I had about 30 seconds to grab ammo and health, reload my weapons, and choose from some of the upgrades the boss had dropped before a robot wielding a giant hammer jumped into the fray. This is a good time to talk about the other cool thing Unyielder does: you can interrupt certain attacks during their startup animations with melee attacks or shots, and if you do, you’ll stun the boss, leaving them open for counterattacks. Landing a melee hit while they’re in this state triggers a special animation that looks cool, deals massive damage, and drops health and ammo, which you’ll need to stay in the fight.
That second, hammer-wielding boss was much harder than the first. To stay alive, I had to stay moving, interrupt his attacks every chance I got so I could land those big hits and restore my health and ammo, and stay on top of my reloads so I wasn’t dry in key spots. It took a while, but by then I’d found my groove, and he was barely touching me. This is about the time the crowd started to show up.

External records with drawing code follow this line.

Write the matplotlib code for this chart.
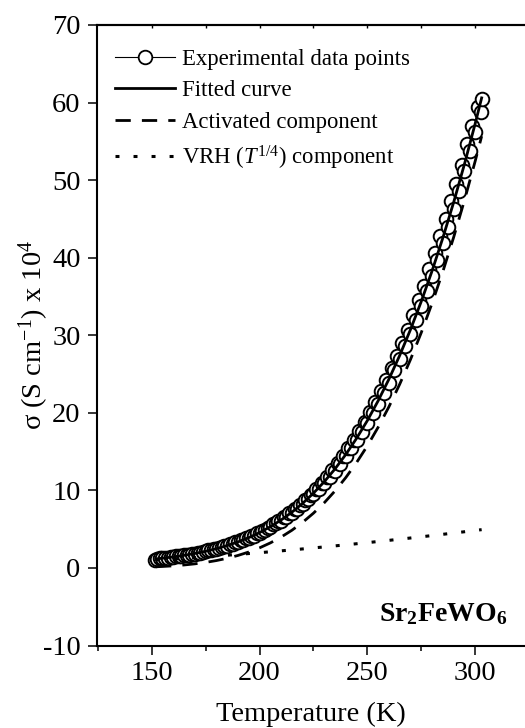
import matplotlib
matplotlib.use('Agg')
import matplotlib.pyplot as plt
from matplotlib.ticker import MultipleLocator
from matplotlib.lines import Line2D

plt.rcParams['font.family'] = ['Liberation Serif', 'DejaVu Serif']
plt.rcParams['mathtext.fontset'] = 'custom'
plt.rcParams['mathtext.rm'] = 'Liberation Serif'
plt.rcParams['mathtext.it'] = 'Liberation Serif:italic'
plt.rcParams['mathtext.bf'] = 'Liberation Serif:bold'
plt.rcParams['axes.unicode_minus'] = False

# ---------------- data ----------------
T_exp = [151.5, 152.5, 153.75, 155, 156.25, 157.5, 158.75, 160, 161.25, 162.5,
         163.75, 165, 166.25, 167.5, 168.75, 170, 171.25, 172.5, 173.75, 175,
         176.25, 177.5, 178.75, 180, 181.25, 182.5, 183.75, 185, 186.25, 187.5,
         188.75, 190, 191.25, 192.5, 193.75, 195, 196.25, 197.5, 198.75, 200,
         201.25, 202.5, 203.75, 205, 206.25, 207.5, 208.75, 210, 211.25, 212.5,
         213.75, 215, 216.25, 217.5, 218.75, 220, 221.25, 222.5, 223.75, 225,
         226.25, 227.5, 228.75, 230, 231.25, 232.5, 233.75, 235, 236.25, 237.5,
         238.75, 240, 241.25, 242.5, 243.75, 245, 246.25, 247.5, 248.75,
         250, 251.25, 252.5, 253.75, 255, 256.25, 257.5,
         258.75, 260, 261.25, 262.5, 263.75, 265, 266.25, 267.5, 268.75, 270,
         271.25, 272.5, 273.75, 275, 276.25, 277.5, 278.75, 280, 281.25, 282.5,
         283.75, 285, 286.25, 287.5, 288.75, 290, 291.25, 292.5, 293.75, 295,
         296.25, 297.5, 298.75, 300, 301.25, 302.5, 303.0]
s_exp = [1.02, 1.15, 1.23, 1.22, 1.31, 1.33, 1.40, 1.40, 1.49, 1.50,
         1.59, 1.61, 1.70, 1.72, 1.82, 1.85, 1.96, 1.98, 2.10, 2.13,
         2.26, 2.29, 2.44, 2.46, 2.62, 2.65, 2.83, 2.86, 3.05, 3.08,
         3.28, 3.32, 3.55, 3.58, 3.82, 3.86, 4.13, 4.17, 4.46, 4.50,
         4.82, 4.86, 5.20, 5.24, 5.62, 5.85, 6.05, 6.10, 6.53, 6.58,
         7.03, 7.08, 7.58, 7.62, 8.15, 8.20, 8.80, 8.85, 9.45, 9.50,
         10.20, 10.20, 10.95, 10.95, 11.75, 11.75, 12.60, 12.55, 13.50, 13.45,
         14.45, 14.40, 15.45, 15.40, 16.50, 16.45, 17.60, 17.55, 18.80,
         18.70, 20.10, 20.00, 21.40, 21.10, 22.80, 22.60,
         24.20, 23.90, 25.80, 25.50, 27.30, 27.00, 29.00, 28.60, 30.70, 30.20,
         32.60, 32.00, 34.50, 33.80, 36.40, 35.70, 38.50, 37.60, 40.60, 39.70,
         42.80, 41.90, 45.00, 44.00, 47.30, 46.30, 49.50, 48.60, 52.00, 51.20,
         54.60, 53.70, 57.00, 56.20, 59.40, 58.80, 60.40]

T_fit = [152, 155, 160, 165, 170, 175, 180, 185, 190, 195, 200, 205, 210, 215,
         220, 225, 230, 235, 240, 245, 250, 255, 260, 265, 270, 275, 280, 285,
         290, 295, 300, 303]
s_act = [0.150, 0.189, 0.272, 0.382, 0.528, 0.714, 0.951, 1.247, 1.610, 2.054,
         2.589, 3.225, 3.978, 4.857, 5.88, 7.06, 8.40, 9.93, 11.65, 13.59, 15.74,
         18.14, 20.78, 23.69, 26.87, 30.34, 34.12, 38.21, 42.62, 47.37, 52.45, 55.66]
s_vrh = [1.015, 1.065, 1.152, 1.243, 1.337, 1.434, 1.534, 1.638, 1.745, 1.855,
         1.967, 2.084, 2.203, 2.325, 2.451, 2.579, 2.710, 2.844, 2.981, 3.120,
         3.263, 3.408, 3.556, 3.707, 3.860, 4.016, 4.174, 4.335, 4.499, 4.665,
         4.833, 4.936]
s_fit = [1.165, 1.254, 1.424, 1.625, 1.865, 2.148, 2.485, 2.885, 3.355, 3.909,
         4.556, 5.309, 6.181, 7.182, 8.33, 9.64, 11.11, 12.77, 14.63, 16.71, 19.00,
         21.55, 24.34, 27.40, 30.73, 34.36, 38.29, 42.55, 47.12, 52.04, 57.28, 60.60]

labels = ["Experimental data points", "Fitted curve", "Activated component",
          r"VRH ($T^{1/4}$) component"]
x_ticks = [150, 200, 250, 300]
y_ticks = [-10, 0, 10, 20, 30, 40, 50, 60, 70]

# ---------------- figure ----------------
fig = plt.figure(figsize=(5.25, 7.28), dpi=100)
L = 96.5 / 525
B = 1 - 645.5 / 728
H = 620.5 / 728
ax = fig.add_axes([L, B, 1 - L, H])

ax.plot(T_exp, s_exp, linestyle='none', marker='o', ms=9.8, mfc='white',
        mec='black', mew=1.4, zorder=3)
ax.plot(T_fit, s_fit, color='black', lw=2.0, zorder=5)
ax.plot(T_fit, s_act, color='black', lw=2.0, ls=(0, (5.5, 4)), zorder=4)
ax.plot(T_fit, s_vrh, color='black', lw=2.2, ls=(0, (1.3, 4.6)), zorder=4)

ax.set_xlim(124.4, 323.1)
ax.set_ylim(-10, 70)
ax.set_xticks(x_ticks)
ax.set_yticks(y_ticks)
ax.xaxis.set_minor_locator(MultipleLocator(25))
ax.tick_params(axis='both', which='major', direction='out', length=6.5,
               width=1.1, labelsize=20.5, pad=5)
ax.tick_params(axis='x', which='minor', direction='out', length=3.5, width=1.1)
for s in ['left', 'bottom', 'top']:
    ax.spines[s].set_linewidth(1.5)
ax.spines['right'].set_visible(False)

sec = ax.secondary_xaxis('top')
sec.set_xticks([150, 175, 200, 225, 250, 275, 300])
sec.tick_params(direction='in', length=2, width=1, labeltop=False)
sec.spines['top'].set_linewidth(1.5)

ax.set_xlabel("Temperature (K)", fontsize=20.5, labelpad=11)
ax.set_ylabel(r"σ (S cm$^{-1}$) x 10$^{4}$", fontsize=20.5)
ax.yaxis.set_label_coords((51 - 96.5) / 428.5, 0.5)

handles = [
    Line2D([], [], color='black', lw=0.8, marker='o', ms=9.8, mfc='white',
           mec='black', mew=1.3),
    Line2D([], [], color='black', lw=2.0),
    Line2D([], [], color='black', lw=2.0, ls=(0, (5.5, 4))),
    Line2D([], [], color='black', lw=2.2, ls=(0, (1.3, 4.6))),
]
ax.legend(handles, labels, loc='upper left',
          bbox_to_anchor=((115 - 96.5) / 428.5, 0.9615), borderpad=0,
          borderaxespad=0, frameon=False, fontsize=16.4, handlelength=2.65,
          handletextpad=0.3, labelspacing=0.46, numpoints=1)

ax.text(0.958, 0.04, r'$\mathbf{Sr_2FeWO_6}$', transform=ax.transAxes,
        ha='right', va='baseline', fontsize=20)

fig.savefig('out.png', dpi=100)
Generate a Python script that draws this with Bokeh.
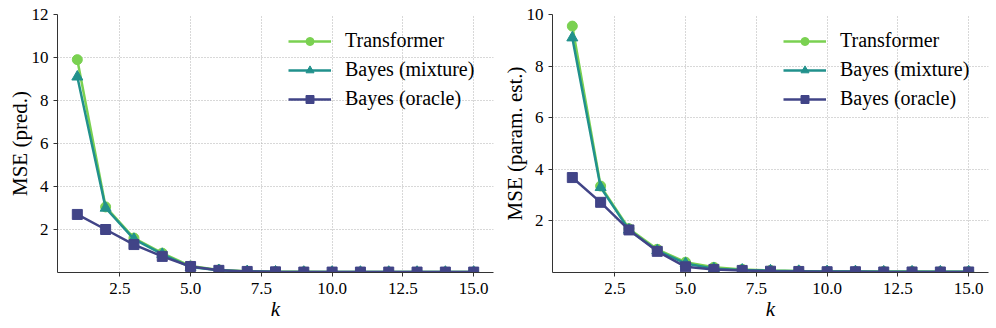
from bokeh.plotting import figure
from bokeh.layouts import row
from bokeh.models import FixedTicker, NumeralTickFormatter, Range1d, Legend, LegendItem
from bokeh.embed import file_html
from bokeh.resources import INLINE

k = list(range(1, 16))

pred_transformer = [9.9, 3.05, 1.6, 0.9, 0.3, 0.12, 0.06, 0.04, 0.03, 0.02, 0.02, 0.02, 0.02, 0.02, 0.02]
pred_mixture = [9.1, 3.0, 1.55, 0.85, 0.25, 0.1, 0.05, 0.03, 0.02, 0.02, 0.02, 0.02, 0.02, 0.02, 0.02]
pred_oracle = [2.7, 2.0, 1.3, 0.75, 0.28, 0.1, 0.05, 0.03, 0.02, 0.02, 0.02, 0.02, 0.02, 0.02, 0.02]

param_transformer = [9.55, 3.35, 1.7, 0.9, 0.4, 0.2, 0.12, 0.08, 0.06, 0.05, 0.04, 0.04, 0.04, 0.03, 0.03]
param_mixture = [9.1, 3.3, 1.65, 0.85, 0.35, 0.15, 0.1, 0.07, 0.05, 0.04, 0.04, 0.03, 0.03, 0.03, 0.03]
param_oracle = [3.68, 2.72, 1.65, 0.82, 0.22, 0.12, 0.08, 0.05, 0.04, 0.03, 0.03, 0.02, 0.02, 0.02, 0.02]

series_names = ["Transformer", "Bayes (mixture)", "Bayes (oracle)"]
x_ticks = [2.5, 5.0, 7.5, 10.0, 12.5, 15.0]
left_yticks = [2, 4, 6, 8, 10, 12]
right_yticks = [2, 4, 6, 8, 10]

COLORS = ["#7ad151", "#21918c", "#414487"]
MARKERS = ["circle", "triangle", "square"]
FONT = "Liberation Serif"


def make_plot(ylabel, series, ymax, yticks, border_left, border_right):
    p = figure(frame_width=436, frame_height=258, output_backend="svg", toolbar_location=None,
               x_range=Range1d(0.3, 15.7), y_range=Range1d(0, ymax),
               min_border_left=border_left, min_border_right=border_right,
               min_border_top=14, min_border_bottom=56)
    p.outline_line_color = None
    p.background_fill_color = "white"
    items = []
    for vals, name, c, m in zip(series, series_names, COLORS, MARKERS):
        l = p.line(k, vals, line_color=c, line_width=2.5)
        s = p.scatter(k, vals, marker=m, size=10 if m != "triangle" else 11,
                      fill_color=c, line_color=c)
        items.append(LegendItem(label=name, renderers=[l, s]))
    leg = Legend(items=items, location=(219, 150), margin=0, padding=12,
                 border_line_alpha=0, background_fill_alpha=0,
                 label_text_font=FONT, label_text_font_size="20px",
                 glyph_width=43, glyph_height=20, label_standoff=14, spacing=6,
                 label_text_color="black")
    p.add_layout(leg, "center")

    for ax in (p.xaxis, p.yaxis):
        ax.axis_line_color = "#333333"
        ax.major_tick_line_color = "#333333"
        ax.minor_tick_line_color = None
        ax.major_tick_out = 4
        ax.major_tick_in = 0
        ax.major_label_text_font = FONT
        ax.major_label_text_font_size = "17px"
        ax.major_label_text_color = "black"
        ax.axis_label_text_font = FONT
        ax.axis_label_text_color = "black"
        ax.axis_label_text_font_size = "21px"
        ax.axis_label_text_font_style = "normal"

    p.xaxis.ticker = FixedTicker(ticks=x_ticks)
    p.xaxis.formatter = NumeralTickFormatter(format="0.0")
    p.xaxis.axis_label = "k"
    p.xaxis.axis_label_text_font_style = "italic"
    p.xaxis.major_label_standoff = 6
    p.xaxis.axis_label_standoff = 0
    p.yaxis.ticker = FixedTicker(ticks=yticks)
    p.yaxis.axis_label = ylabel
    p.yaxis.major_label_standoff = 5
    p.yaxis.axis_label_standoff = -3

    for g in (p.xgrid, p.ygrid):
        g.grid_line_color = "#b0b0b0"
        g.grid_line_dash = "1 2"
        g.grid_line_width = 1
    p.xgrid.ticker = FixedTicker(ticks=x_ticks)
    p.ygrid.ticker = FixedTicker(ticks=yticks)
    return p


p1 = make_plot("MSE (pred.)", [pred_transformer, pred_mixture, pred_oracle], 12, left_yticks, 57, 3)
p2 = make_plot("MSE (param. est.)", [param_transformer, param_mixture, param_oracle], 10, right_yticks, 56, 8)

layout = row(p1, p2)
open("out.html", "w").write(file_html(layout, INLINE))
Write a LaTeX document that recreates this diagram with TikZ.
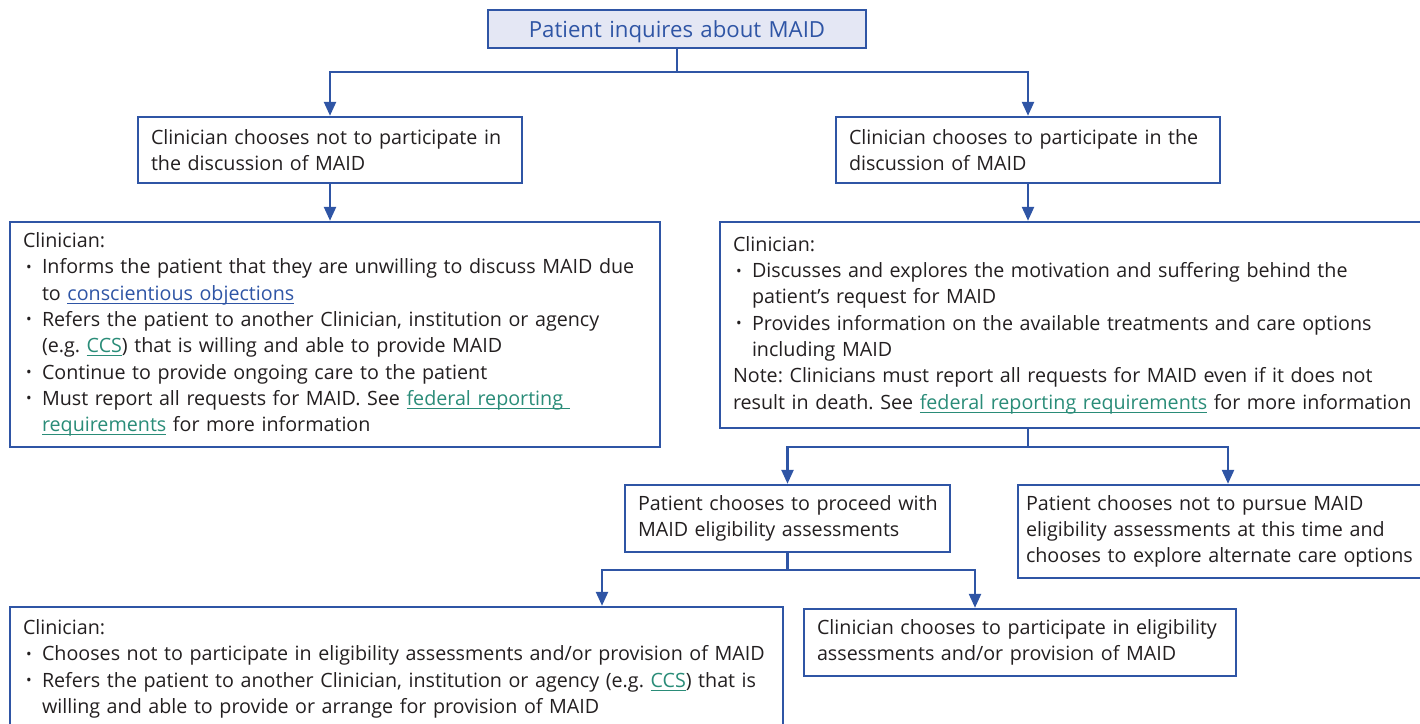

After he went down, my demo ended. Apparently, there was a secret third boss you could only get to if you hit a certain score, and I was just short. But there were only two demo stations, and I’d seen enough to know developer Trueworld Games was onto something with Unyielder. I’d get that third boss another day. Other people had seen what Unyielder was and wanted a shot at it, and there’s nothing more impressive a game can accomplish than that.
This preview is based on the demo provided by the publisher on the show floor at PAX West 2024.